Только согласиться и послать с соответствующей пышностью и полномочиями достаточное число представителей.
И что могли сделать папские легаты, когда на заседании, руководимом самим королем франков, были публично осуждены решения Второго Никейского собора?
Протестовать? В центре франкских владений, в окружении верных королю людей. Глупо и небезопасно. К тому же бессмысленно. У Карла было достаточно возможностей заставить их принять нужную точку зрения.
Поэтому легаты от имени понтифика выразили полное согласие с решениями собора, о чем и было сообщено Адриану.
Таким образом, Карл четко давал понять, кто отныне решает политику папского престола, и сколь нежелательно, даже глупо не считаться с мнением франкского короля.
Не знаю, как пережил понтифик это унижение. Видимо, сложно, потому что очень скоро – 25 декабря 795 года - умер.
Его преемники намек поняли сразу.
Понтификат Льва III проходил уже фактически под полным контролем Карла, франкский монарх даже вернул ему престол после заговора и покушения, за что и был провозглашен Императором Запада на Рождество 800 года на ступенях собора Святого Петра в Риме.
Правда, Лев проявил неожиданную твердость в вопросе о Filioque и не включил его в Символ Веры вопреки решениям Аахенского собора 809 года.

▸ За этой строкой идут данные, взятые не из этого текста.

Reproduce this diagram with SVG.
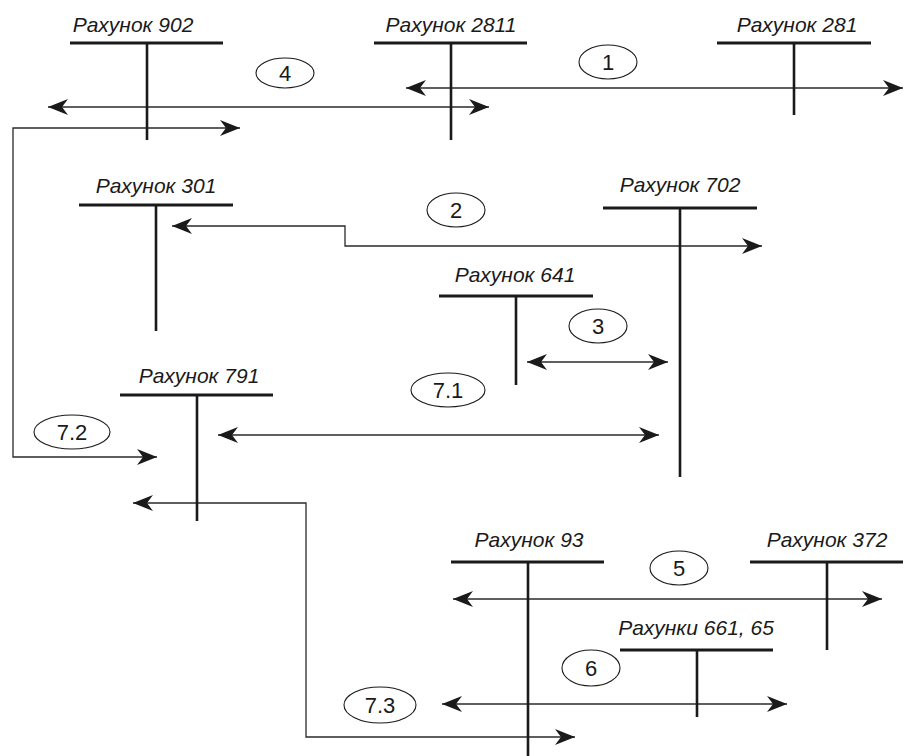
<svg xmlns="http://www.w3.org/2000/svg" width="907" height="756" viewBox="0 0 907 756">
  <defs>
    <marker id="ah" viewBox="0 0 20 16" refX="20" refY="8" markerWidth="20" markerHeight="16" markerUnits="userSpaceOnUse" orient="auto-start-reverse">
      <path d="M0,0 L20,8 L0,16 L6,8 Z" fill="#1a1a1a"/>
    </marker>
    <style>
      .bar { stroke: #1a1a1a; stroke-width: 3; fill: none; }
      .stem { stroke: #1a1a1a; stroke-width: 2.6; fill: none; }
      .name { font-family: "Liberation Sans", Arial, sans-serif; font-style: italic; font-size: 21px; fill: #1a1a1a; text-anchor: middle; }
      .conn { stroke: #2a2a2a; stroke-width: 1.3; fill: none; marker-start: url(#ah); marker-end: url(#ah); }
      .oval { stroke: #1a1a1a; stroke-width: 1.1; fill: none; }
      .num { font-family: "Liberation Sans", Arial, sans-serif; font-size: 22px; fill: #1a1a1a; text-anchor: middle; }
    </style>
  </defs>
  <rect width="907" height="756" fill="#ffffff"/>

  <g id="connectors">
    <line class="conn" x1="406" y1="88" x2="903" y2="88"/>
    <line class="conn" x1="48" y1="107" x2="489" y2="107"/>
    <path class="conn" d="M240,128 H13 V457 H157"/>
    <path class="conn" d="M172,226 H345 V246 H762"/>
    <line class="conn" x1="527" y1="362" x2="668" y2="362"/>
    <line class="conn" x1="218" y1="435" x2="659" y2="435"/>
    <path class="conn" d="M133,503 H306 V737 H575"/>
    <line class="conn" x1="453" y1="599" x2="882" y2="599"/>
    <line class="conn" x1="442" y1="704" x2="787" y2="704"/>
  </g>

  <g id="acc902">
    <text class="name" x="133" y="32">Рахунок 902</text>
    <line class="bar" x1="70" y1="43" x2="223" y2="43"/>
    <line class="stem" x1="147" y1="43" x2="147" y2="140"/>
  </g>
  <g id="acc2811">
    <text class="name" x="451" y="32">Рахунок 2811</text>
    <line class="bar" x1="374" y1="43" x2="527" y2="43"/>
    <line class="stem" x1="451" y1="43" x2="451" y2="140"/>
  </g>
  <g id="acc281">
    <text class="name" x="797" y="32">Рахунок 281</text>
    <line class="bar" x1="717" y1="43" x2="871" y2="43"/>
    <line class="stem" x1="794" y1="43" x2="794" y2="115"/>
  </g>
  <g id="acc301">
    <text class="name" x="156" y="193">Рахунок 301</text>
    <line class="bar" x1="79" y1="205" x2="233" y2="205"/>
    <line class="stem" x1="156" y1="205" x2="156" y2="331"/>
  </g>
  <g id="acc702">
    <text class="name" x="680" y="192">Рахунок 702</text>
    <line class="bar" x1="603" y1="208" x2="757" y2="208"/>
    <line class="stem" x1="680" y1="208" x2="680" y2="477"/>
  </g>
  <g id="acc641">
    <text class="name" x="515" y="282">Рахунок 641</text>
    <line class="bar" x1="439" y1="296" x2="593" y2="296"/>
    <line class="stem" x1="516" y1="296" x2="516" y2="385"/>
  </g>
  <g id="acc791">
    <text class="name" x="199" y="383">Рахунок 791</text>
    <line class="bar" x1="120" y1="395" x2="273" y2="395"/>
    <line class="stem" x1="197" y1="395" x2="197" y2="521"/>
  </g>
  <g id="acc93">
    <text class="name" x="529" y="547">Рахунок 93</text>
    <line class="bar" x1="451" y1="562" x2="604" y2="562"/>
    <line class="stem" x1="528" y1="562" x2="528" y2="756"/>
  </g>
  <g id="acc372">
    <text class="name" x="827" y="547">Рахунок 372</text>
    <line class="bar" x1="750" y1="562" x2="903" y2="562"/>
    <line class="stem" x1="827" y1="562" x2="827" y2="650"/>
  </g>
  <g id="acc661">
    <text class="name" x="696" y="635">Рахунки 661, 65</text>
    <line class="bar" x1="620" y1="650" x2="773" y2="650"/>
    <line class="stem" x1="697" y1="650" x2="697" y2="717"/>
  </g>

  <g id="label1"><ellipse class="oval" cx="608" cy="62" rx="29" ry="17"/><text class="num" x="608" y="70">1</text></g>
  <g id="label2"><ellipse class="oval" cx="456" cy="210" rx="29" ry="17"/><text class="num" x="456" y="218">2</text></g>
  <g id="label3"><ellipse class="oval" cx="598" cy="326" rx="29" ry="17"/><text class="num" x="598" y="334">3</text></g>
  <g id="label4"><ellipse class="oval" cx="285" cy="73" rx="29" ry="15"/><text class="num" x="285" y="81">4</text></g>
  <g id="label5"><ellipse class="oval" cx="679" cy="568" rx="29" ry="17"/><text class="num" x="679" y="576">5</text></g>
  <g id="label6"><ellipse class="oval" cx="591" cy="668" rx="29" ry="18"/><text class="num" x="591" y="676">6</text></g>
  <g id="label71"><ellipse class="oval" cx="448" cy="390" rx="37" ry="17"/><text class="num" x="448" y="398">7.1</text></g>
  <g id="label72"><ellipse class="oval" cx="72" cy="432" rx="38" ry="17"/><text class="num" x="72" y="440">7.2</text></g>
  <g id="label73"><ellipse class="oval" cx="380" cy="705" rx="36" ry="18"/><text class="num" x="380" y="713">7.3</text></g>
</svg>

Но Карл в богословские тонкости не слишком вдавался. Ему важно было другое. Все политические решения викарий Христа проводил под четким контролем своего патрона, а после смерти императора – его сына, перед которым даже вынужден был оправдываться за жестокую расправу с очередными заговорщиками.
В дальнейшем до 857 года политикой папского престола явно и жестко руководили властители франков.
Вот так недооценка будущего союзника или переоценка собственных сил аукнулась благим намерениям Адриана I.
Кстати, в первых строках биографии понтифика пишут «римлянин из семьи консула и герцога Теодата» .
Но «Теодат» настолько же римское имя, насколько «Карл» - арабское.
Охотно верю, что предки понтифика были консулами.
Но то, что происхождение их явно не от римского патрициата, а от какого-нибудь знатного гота, ругия, вандала или любого другого варвара, для которого Итальянская земля стала родиной – очевидно.
Это к вопросу о чистоте крови так называемых знатных римских родов.